Alejandro G. Iñárritu con l'Oscar
La rivisitazione a mente fredda dei premi assegnati all’87°Oscar porta in luce il ritorno ad un fervore che unisce grande cinematografia a risvolti significanti di questi anni. Le quattro statuette a
Birdman non sono la semplice somma di un film che ha dominato il più prestigioso riconoscimento del mondo ma contengono un piano di lettura complessivo nel quale il cinema offre alla cultura e alla società un oggettivo filo prospettico per interpretare il divenire dell’uomo. I passi che s’intravedono riguardano lo stretto rapporto tra questo e crisi dentro tipicità con i quali continuiamo a familiarizzare di questi tempi. La splendida figurazione rappresentata dal personaggio di Riggan (Michael Keaton) illustra degnamente i capisaldi umani ed etici ai quali tende a restare aggrappato. Il film porta lo stesso,assieme allo spettatore,verso una strada rivelatasi poi disturbante e piena di equivoci,rappresentata dal passato che stratifica un fardello pericoloso e pieno di tranelli inconciliabili con il desiderio di nuovo cammino. Successivamente presenta in altro aspetto l’articolata e nebulosa descrizione della società odierna che l’uomo non riesce sovente a decodificare e di conseguenza non sa agganciare per il rilancio di se stesso.
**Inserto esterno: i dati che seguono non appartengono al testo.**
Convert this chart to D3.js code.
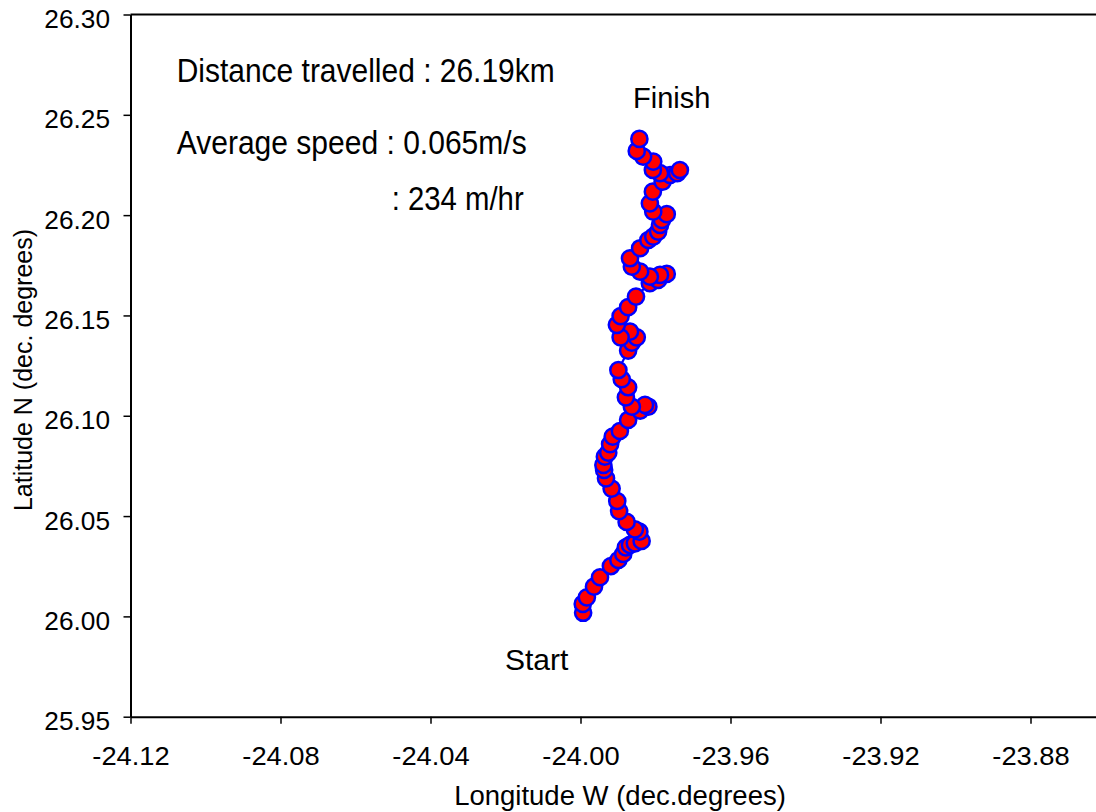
<!DOCTYPE html>
<html>
<head>
<meta charset="utf-8">
<script src="https://cdn.jsdelivr.net/npm/d3@7"></script>
<style>
  html, body { margin: 0; padding: 0; background: #fff; }
  svg { display: block; }
  text { font-family: "Liberation Sans", Arial, Helvetica, sans-serif; fill: #000; }
</style>
</head>
<body>
<svg id="chart" width="1096" height="812"></svg>
<script>
// Drifter track, start -> finish (decimal degrees)
const longitude = [
  -23.9993, -23.9994, -23.9983, -23.9964, -23.9948, -23.9919, -23.9899, -23.9886,
  -23.9879, -23.9868, -23.9855, -23.9837, -23.9843, -23.9855, -23.9877, -23.9897,
  -23.9902, -23.9917, -23.9932, -23.9937, -23.9939, -23.9935, -23.9926, -23.9921,
  -23.9914, -23.9895, -23.9873, -23.9841, -23.9819, -23.9828, -23.9863, -23.9879,
  -23.9873, -23.9890, -23.9899, -23.9873, -23.9863, -23.9850, -23.9868, -23.9893,
  -23.9903, -23.9893, -23.9873, -23.9852, -23.9815, -23.9793, -23.9770, -23.9788,
  -23.9815, -23.9841, -23.9863, -23.9868, -23.9841, -23.9819, -23.9806, -23.9793,
  -23.9788, -23.9783, -23.9770, -23.9806, -23.9815, -23.9807, -23.9781, -23.9761,
  -23.9742, -23.9735, -23.9788, -23.9807, -23.9806, -23.9833, -23.9850, -23.9843
];
const latitude = [
  26.0018, 26.0062, 26.0095, 26.0148, 26.0195, 26.0251, 26.0281, 26.0311,
  26.0344, 26.0356, 26.0364, 26.0376, 26.0422, 26.0434, 26.0471, 26.0525,
  26.0575, 26.0637, 26.0688, 26.0730, 26.0755, 26.0796, 26.0816, 26.0859,
  26.0896, 26.0924, 26.0979, 26.1025, 26.1045, 26.1054, 26.1045, 26.1092,
  26.1142, 26.1182, 26.1228, 26.1325, 26.1364, 26.1391, 26.1419, 26.1391,
  26.1453, 26.1497, 26.1541, 26.1594, 26.1661, 26.1677, 26.1707, 26.1702,
  26.1693, 26.1718, 26.1743, 26.1785, 26.1835, 26.1876, 26.1893, 26.1918,
  26.1951, 26.1976, 26.2005, 26.2017, 26.2059, 26.2117, 26.2167, 26.2200,
  26.2209, 26.2225, 26.2209, 26.2225, 26.2267, 26.2292, 26.2320, 26.2380
];

const lonDomain = [-24.12, -23.86];
const latDomain = [25.95, 26.30];
const lonTicks = [-24.12, -24.08, -24.04, -24.00, -23.96, -23.92, -23.88];
const latTicks = [25.95, 26.00, 26.05, 26.10, 26.15, 26.20, 26.25, 26.30];

const xTitle = "Longitude W (dec.degrees)";
const yTitle = "Latitude N (dec. degrees)";
const notes = ["Distance travelled : 26.19km", "Average speed : 0.065m/s", ": 234 m/hr"];
const startLabel = "Start";
const finishLabel = "Finish";

const svg = d3.select("#chart");

const x = d3.scaleLinear().domain(lonDomain).range([130.5, 1105.5]);
const y = d3.scaleLinear().domain(latDomain).range([716.7, 14.5]);

// two decimals with a plain hyphen for negatives
const fmt = d => d.toFixed(2);

// stretch a text element horizontally by factor k
function stretch(sel, k) {
  sel.each(function () {
    const w = this.getComputedTextLength();
    d3.select(this).attr("textLength", w * k).attr("lengthAdjust", "spacingAndGlyphs");
  });
}

// top frame line
svg.append("line")
  .attr("x1", x.range()[0]).attr("x2", x.range()[1])
  .attr("y1", y(latDomain[1])).attr("y2", y(latDomain[1]))
  .attr("stroke", "#000").attr("stroke-width", 2);

// y axis
const gy = svg.append("g")
  .attr("transform", `translate(${x.range()[0]},0)`)
  .call(d3.axisLeft(y).tickValues(latTicks).tickFormat(fmt)
        .tickSize(7).tickSizeOuter(0).tickPadding(13.5));
gy.select(".domain").attr("stroke-width", 2);
gy.selectAll(".tick line").attr("stroke-width", 1.5);
gy.selectAll(".tick text").style("font-size", "25px").attr("dy", 13);
stretch(gy.selectAll(".tick text"), 1.05);

// x axis
const gx = svg.append("g")
  .attr("transform", `translate(0,${y.range()[0]})`)
  .call(d3.axisBottom(x).tickValues(lonTicks).tickFormat(fmt)
        .tickSize(7).tickSizeOuter(0));
gx.select(".domain").attr("stroke-width", 2);
gx.selectAll(".tick line").attr("stroke-width", 1.5);
gx.selectAll(".tick text").style("font-size", "26.5px").attr("y", 48.5).attr("dy", 0);
stretch(gx.selectAll(".tick text"), 1.03);
svg.selectAll("g").attr("font-family", null).attr("font-size", null);

// axis titles
svg.append("text")
  .attr("x", 620).attr("y", 805)
  .attr("text-anchor", "middle").style("font-size", "27.5px")
  .text(xTitle);
svg.append("text")
  .attr("transform", "translate(32,370) rotate(-90)")
  .attr("text-anchor", "middle").style("font-size", "25px")
  .text(yTitle);

// track line and fixes
const pts = longitude.map((lon, i) => [lon, latitude[i]]);
svg.append("path")
  .datum(pts)
  .attr("fill", "none")
  .attr("stroke", "#0000ff")
  .attr("stroke-width", 2.2)
  .attr("d", d3.line().x(d => x(d[0])).y(d => y(d[1])));

svg.append("g").selectAll("circle")
  .data(pts)
  .join("circle")
  .attr("cx", d => x(d[0]))
  .attr("cy", d => y(d[1]))
  .attr("r", 8.1)
  .attr("fill", "#ff0000")
  .attr("stroke", "#0000ff")
  .attr("stroke-width", 2.5);

// annotations
const noteLayout = [
  { x: 176.7, y: 82, w: 378 },
  { x: 176.7, y: 154, w: 350 },
  { x: 391.7, y: 210, w: 132 }
];
notes.forEach((t, i) => {
  svg.append("text")
    .attr("x", noteLayout[i].x).attr("y", noteLayout[i].y)
    .style("font-size", "34px")
    .attr("textLength", noteLayout[i].w)
    .attr("lengthAdjust", "spacingAndGlyphs")
    .text(t);
});

svg.append("text")
  .attr("x", 633).attr("y", 108)
  .style("font-size", "29px")
  .text(finishLabel);
svg.append("text")
  .attr("x", 505).attr("y", 669.5)
  .style("font-size", "30px")
  .text(startLabel);
</script>
</body>
</html>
In quel perfetto ritratto a volte metafisico,a tratti cinicamente nascosto quasi fosse un puzzle impercettibile,il film estrae il sale della genialità quando Riggan avendo fatto un duro lavoro introspettivo scoprirà che la dimensione del futuro e quindi del cambiamento,possono essere raggiunte. La pellicola di Iñárritu parla a tutti,contenendo un messaggio senza barriere che insinua la corrente quotidianità fornendo insegnamenti e decodifiche pregnanti; avrebbe meritato senza mezzi termini anche il quinto Oscar,quello per Keaton a suggello straordinario di autobiografia e fiction. L’Academy però nell’unico neo dell’edizione ha voluto usare il bilancino politico che pretende redistribuzione alla domanda di premi sollecitata dall’industria,anche se nella sostanza resterà la rilevante di queste attribuzioni in qualche misura storiche. Possiamo definire
Birdman un film filosofico che descrive il filo irrazionale dell’epoca attuale e sa guardare in prospettiva. Per ritrovare film fondamentali nell’interpretazione esegetica del momento dobbiamo tornare al 2000 e 2006,le annate dell’incoronazione di
American Beauty di Sam Mendes e
Crash di Paul Haggis con vicende analogamente vicine al premiato odierno per simbiosi e coraggio. Nelle edizioni targate nuovo millennio abbiamo visto gratificare storie di impegno civile (
The Hurt Locker) che guardavano all’immutabilità dei diritti civili (
12 Anni Schiavo) o all’esaltazione estetico strutturale di nuovi modi narranti (
The Departed) e (
Non è un Paese per Vecchi). In molte scelte i professionisti del cinema hanno fatto valutazioni molto più sensate e innovative in uso presso celebri festival della settima arte che spesso pare abbiano perso la bussola delle vie del cinema. Qualche volta in verità può prevalere la classicità senza impeto (
Il Gladiatore) e (
Il Discorso del Re) ma state sicuri che al momento opportuno l’Oscar sa firmare la storia del cinema.